• [What you will do]:
Restate each line word for word. Leave out every picture.

----- Material provided

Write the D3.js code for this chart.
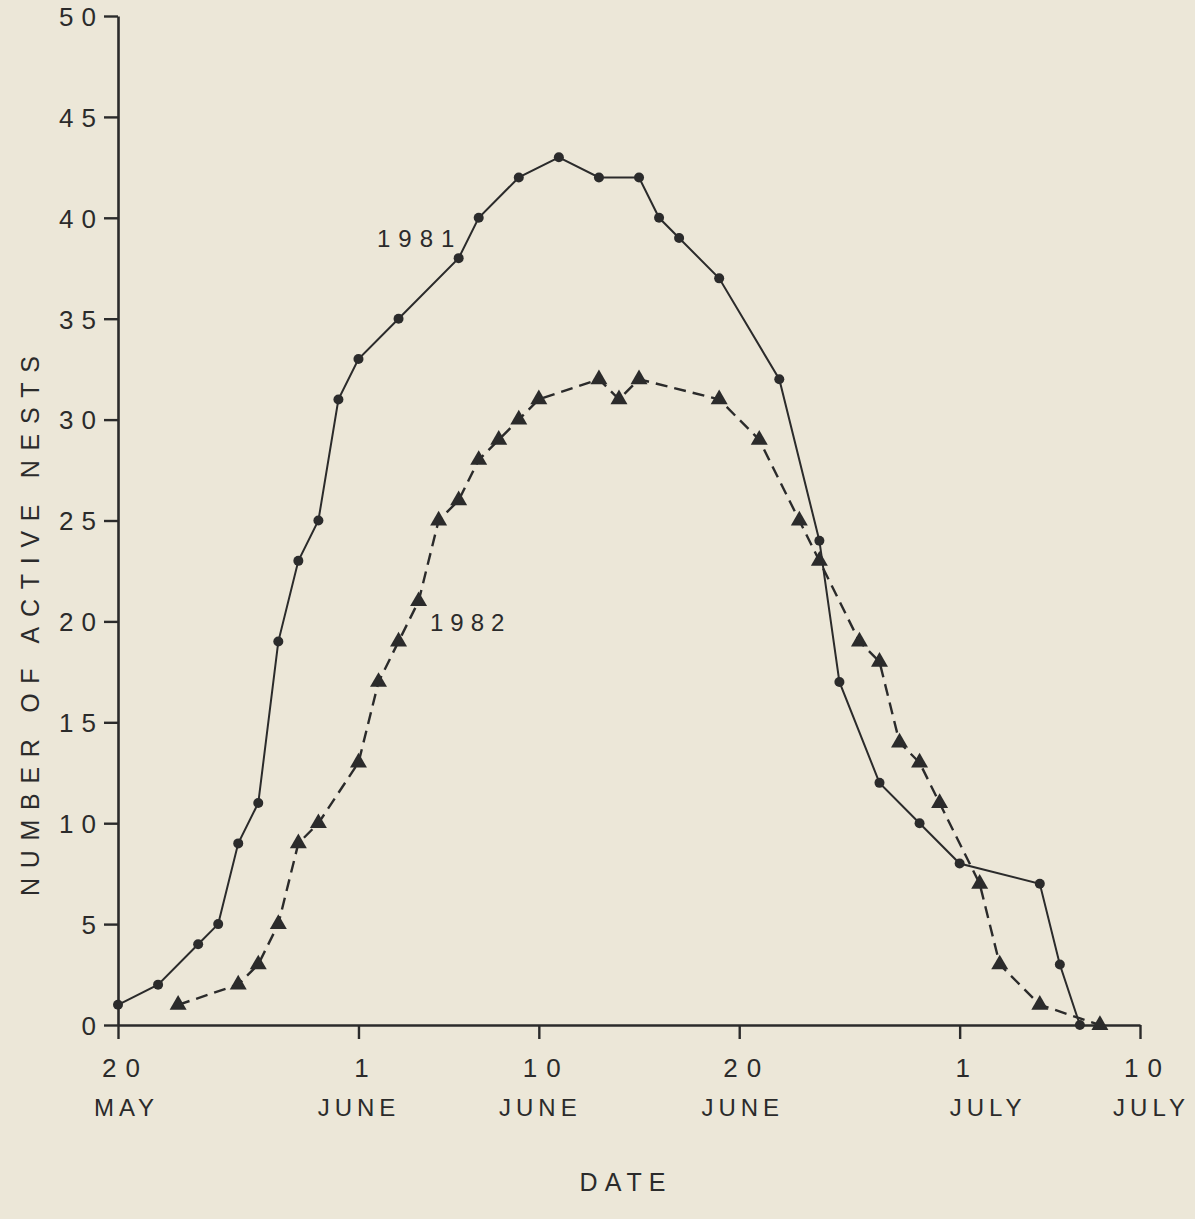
<!DOCTYPE html>
<html>
<head>
<meta charset="utf-8">
<script src="https://cdn.jsdelivr.net/npm/d3@7"></script>
<style>
  html, body { margin: 0; padding: 0; background: #ece7d8; }
  svg { display: block; }
  text { font-family: "Liberation Sans", "DejaVu Sans", sans-serif; fill: #2b2b2b; }
</style>
</head>
<body>
<svg id="chart" width="1195" height="1219"></svg>
<script>
// --- data (date = month-day, value = active nests) ---
const dates1981 = ["05-20","05-22","05-24","05-25","05-26","05-27","05-28","05-29","05-30","05-31",
  "06-01","06-03","06-06","06-07","06-09","06-11","06-13","06-15","06-16","06-17",
  "06-19","06-22","06-24","06-25","06-27","06-29","07-01","07-05","07-06","07-07"];
const nests1981 = [1,2,4,5,9,11,19,23,25,31,33,35,38,40,42,43,42,42,40,39,37,32,24,17,12,10,8,7,3,0];

const dates1982 = ["05-23","05-26","05-27","05-28","05-29","05-30","06-01","06-02","06-03","06-04",
  "06-05","06-06","06-07","06-08","06-09","06-10","06-13","06-14","06-15","06-19",
  "06-21","06-23","06-24","06-26","06-27","06-28","06-29","06-30","07-02","07-03","07-05","07-08"];
const nests1982 = [1,2,3,5,9,10,13,17,19,21,25,26,28,29,30,31,32,31,32,31,29,25,23,19,18,14,13,11,7,3,1,0];

const xTickDates = ["05-20","06-01","06-10","06-20","07-01","07-10"];
const xTickDays = ["20","1","10","20","1","10"];
const xTickMonths = ["MAY","JUNE","JUNE","JUNE","JULY","JULY"];
const yTicks = [0,5,10,15,20,25,30,35,40,45,50];

const parse = d3.timeParse("%m-%d");
const ink = "#2b2b2b";

const svg = d3.select("#chart");

const x = d3.scaleTime()
  .domain([parse("05-20"), parse("07-10")])
  .range([118, 1140]);

const y = d3.scaleLinear()
  .domain([0, 50])
  .range([1025, 16]);

const s1981 = dates1981.map((d, i) => ({date: parse(d), v: nests1981[i]}));
const s1982 = dates1982.map((d, i) => ({date: parse(d), v: nests1982[i]}));

// y axis
const yAxis = svg.append("g")
  .attr("transform", `translate(${x.range()[0]},0)`)
  .call(d3.axisLeft(y).tickValues(yTicks).tickSize(14).tickSizeOuter(0).tickFormat(d3.format("d")));
yAxis.select(".domain").attr("stroke", ink).attr("stroke-width", 2.6);
yAxis.selectAll(".tick line").attr("stroke", ink).attr("stroke-width", 2.4);
yAxis.selectAll(".tick text")
  .attr("x", -14)
  .attr("dy", "0.36em")
  .style("font-size", "26px")
  .style("letter-spacing", "8px")
  .attr("fill", ink);

// x axis
const xAxis = svg.append("g")
  .attr("transform", `translate(0,${y(0)})`)
  .call(d3.axisBottom(x).tickValues(xTickDates.map(parse)).tickSize(14).tickSizeOuter(0).tickFormat(""));
xAxis.select(".domain").attr("stroke", ink).attr("stroke-width", 2.6);
xAxis.selectAll(".tick line").attr("stroke", ink).attr("stroke-width", 2.4);

// two-line date labels under each tick (month words sit a little off-centre in the original)
const monthNudge = [5, -3, -2, 0, 25, 8];
xAxis.selectAll(".tick").each(function(d, i) {
  const t = d3.select(this);
  t.append("text")
    .attr("y", 52)
    .attr("x", 7)
    .attr("text-anchor", "middle")
    .style("font-size", "26px")
    .style("letter-spacing", "9px")
    .text(xTickDays[i]);
  t.append("text")
    .attr("y", 91)
    .attr("x", monthNudge[i] + 3)
    .attr("text-anchor", "middle")
    .style("font-size", "24px")
    .style("letter-spacing", "5px")
    .text(xTickMonths[i]);
});

// axis titles
svg.append("text")
  .attr("x", 626)
  .attr("y", 1191)
  .attr("text-anchor", "middle")
  .style("font-size", "25px")
  .style("letter-spacing", "7px")
  .text("DATE");

svg.append("text")
  .attr("transform", "translate(39,626) rotate(-90)")
  .attr("text-anchor", "middle")
  .attr("textLength", 540)
  .attr("lengthAdjust", "spacing")
  .style("font-size", "25px")
  .text("NUMBER  OF  ACTIVE  NESTS");

// series lines
const line = d3.line()
  .x(d => x(d.date))
  .y(d => y(d.v));

svg.append("path")
  .datum(s1981)
  .attr("fill", "none")
  .attr("stroke", ink)
  .attr("stroke-width", 2)
  .attr("d", line);

svg.append("path")
  .datum(s1982)
  .attr("fill", "none")
  .attr("stroke", ink)
  .attr("stroke-width", 2.4)
  .attr("stroke-dasharray", "12,7")
  .attr("d", line);

// markers
svg.append("g")
  .selectAll("circle")
  .data(s1981)
  .join("circle")
    .attr("cx", d => x(d.date))
    .attr("cy", d => y(d.v))
    .attr("r", 5)
    .attr("fill", ink);

svg.append("g")
  .selectAll("path")
  .data(s1982)
  .join("path")
    .attr("transform", d => `translate(${x(d.date)},${y(d.v)})`)
    .attr("d", d3.symbol(d3.symbolTriangle, 125))
    .attr("fill", ink);

// series labels
svg.append("text")
  .attr("x", 377)
  .attr("y", 247)
  .style("font-size", "24px")
  .style("letter-spacing", "8px")
  .text("1981");

svg.append("text")
  .attr("x", 430)
  .attr("y", 631)
  .style("font-size", "24px")
  .style("letter-spacing", "7px")
  .text("1982");
</script>
</body>
</html>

----------

• [Response below]:
Write the D3.js code for this chart.
<!DOCTYPE html>
<html>
<head>
<meta charset="utf-8">
<script src="https://cdn.jsdelivr.net/npm/d3@7"></script>
<style>
  html, body { margin: 0; padding: 0; background: #ece7d8; }
  svg { display: block; }
  text { font-family: "Liberation Sans", "DejaVu Sans", sans-serif; fill: #2b2b2b; }
</style>
</head>
<body>
<svg id="chart" width="1195" height="1219"></svg>
<script>
// --- data (date = month-day, value = active nests) ---
const dates1981 = ["05-20","05-22","05-24","05-25","05-26","05-27","05-28","05-29","05-30","05-31",
  "06-01","06-03","06-06","06-07","06-09","06-11","06-13","06-15","06-16","06-17",
  "06-19","06-22","06-24","06-25","06-27","06-29","07-01","07-05","07-06","07-07"];
const nests1981 = [1,2,4,5,9,11,19,23,25,31,33,35,38,40,42,43,42,42,40,39,37,32,24,17,12,10,8,7,3,0];

const dates1982 = ["05-23","05-26","05-27","05-28","05-29","05-30","06-01","06-02","06-03","06-04",
  "06-05","06-06","06-07","06-08","06-09","06-10","06-13","06-14","06-15","06-19",
  "06-21","06-23","06-24","06-26","06-27","06-28","06-29","06-30","07-02","07-03","07-05","07-08"];
const nests1982 = [1,2,3,5,9,10,13,17,19,21,25,26,28,29,30,31,32,31,32,31,29,25,23,19,18,14,13,11,7,3,1,0];

const xTickDates = ["05-20","06-01","06-10","06-20","07-01","07-10"];
const xTickDays = ["20","1","10","20","1","10"];
const xTickMonths = ["MAY","JUNE","JUNE","JUNE","JULY","JULY"];
const yTicks = [0,5,10,15,20,25,30,35,40,45,50];

const parse = d3.timeParse("%m-%d");
const ink = "#2b2b2b";

const svg = d3.select("#chart");

const x = d3.scaleTime()
  .domain([parse("05-20"), parse("07-10")])
  .range([118, 1140]);

const y = d3.scaleLinear()
  .domain([0, 50])
  .range([1025, 16]);

const s1981 = dates1981.map((d, i) => ({date: parse(d), v: nests1981[i]}));
const s1982 = dates1982.map((d, i) => ({date: parse(d), v: nests1982[i]}));

// y axis
const yAxis = svg.append("g")
  .attr("transform", `translate(${x.range()[0]},0)`)
  .call(d3.axisLeft(y).tickValues(yTicks).tickSize(14).tickSizeOuter(0).tickFormat(d3.format("d")));
yAxis.select(".domain").attr("stroke", ink).attr("stroke-width", 2.6);
yAxis.selectAll(".tick line").attr("stroke", ink).attr("stroke-width", 2.4);
yAxis.selectAll(".tick text")
  .attr("x", -14)
  .attr("dy", "0.36em")
  .style("font-size", "26px")
  .style("letter-spacing", "8px")
  .attr("fill", ink);

// x axis
const xAxis = svg.append("g")
  .attr("transform", `translate(0,${y(0)})`)
  .call(d3.axisBottom(x).tickValues(xTickDates.map(parse)).tickSize(14).tickSizeOuter(0).tickFormat(""));
xAxis.select(".domain").attr("stroke", ink).attr("stroke-width", 2.6);
xAxis.selectAll(".tick line").attr("stroke", ink).attr("stroke-width", 2.4);

// two-line date labels under each tick (month words sit a little off-centre in the original)
const monthNudge = [5, -3, -2, 0, 25, 8];
xAxis.selectAll(".tick").each(function(d, i) {
  const t = d3.select(this);
  t.append("text")
    .attr("y", 52)
    .attr("x", 7)
    .attr("text-anchor", "middle")
    .style("font-size", "26px")
    .style("letter-spacing", "9px")
    .text(xTickDays[i]);
  t.append("text")
    .attr("y", 91)
    .attr("x", monthNudge[i] + 3)
    .attr("text-anchor", "middle")
    .style("font-size", "24px")
    .style("letter-spacing", "5px")
    .text(xTickMonths[i]);
});

// axis titles
svg.append("text")
  .attr("x", 626)
  .attr("y", 1191)
  .attr("text-anchor", "middle")
  .style("font-size", "25px")
  .style("letter-spacing", "7px")
  .text("DATE");

svg.append("text")
  .attr("transform", "translate(39,626) rotate(-90)")
  .attr("text-anchor", "middle")
  .attr("textLength", 540)
  .attr("lengthAdjust", "spacing")
  .style("font-size", "25px")
  .text("NUMBER  OF  ACTIVE  NESTS");

// series lines
const line = d3.line()
  .x(d => x(d.date))
  .y(d => y(d.v));

svg.append("path")
  .datum(s1981)
  .attr("fill", "none")
  .attr("stroke", ink)
  .attr("stroke-width", 2)
  .attr("d", line);

svg.append("path")
  .datum(s1982)
  .attr("fill", "none")
  .attr("stroke", ink)
  .attr("stroke-width", 2.4)
  .attr("stroke-dasharray", "12,7")
  .attr("d", line);

// markers
svg.append("g")
  .selectAll("circle")
  .data(s1981)
  .join("circle")
    .attr("cx", d => x(d.date))
    .attr("cy", d => y(d.v))
    .attr("r", 5)
    .attr("fill", ink);

svg.append("g")
  .selectAll("path")
  .data(s1982)
  .join("path")
    .attr("transform", d => `translate(${x(d.date)},${y(d.v)})`)
    .attr("d", d3.symbol(d3.symbolTriangle, 125))
    .attr("fill", ink);

// series labels
svg.append("text")
  .attr("x", 377)
  .attr("y", 247)
  .style("font-size", "24px")
  .style("letter-spacing", "8px")
  .text("1981");

svg.append("text")
  .attr("x", 430)
  .attr("y", 631)
  .style("font-size", "24px")
  .style("letter-spacing", "7px")
  .text("1982");
</script>
</body>
</html>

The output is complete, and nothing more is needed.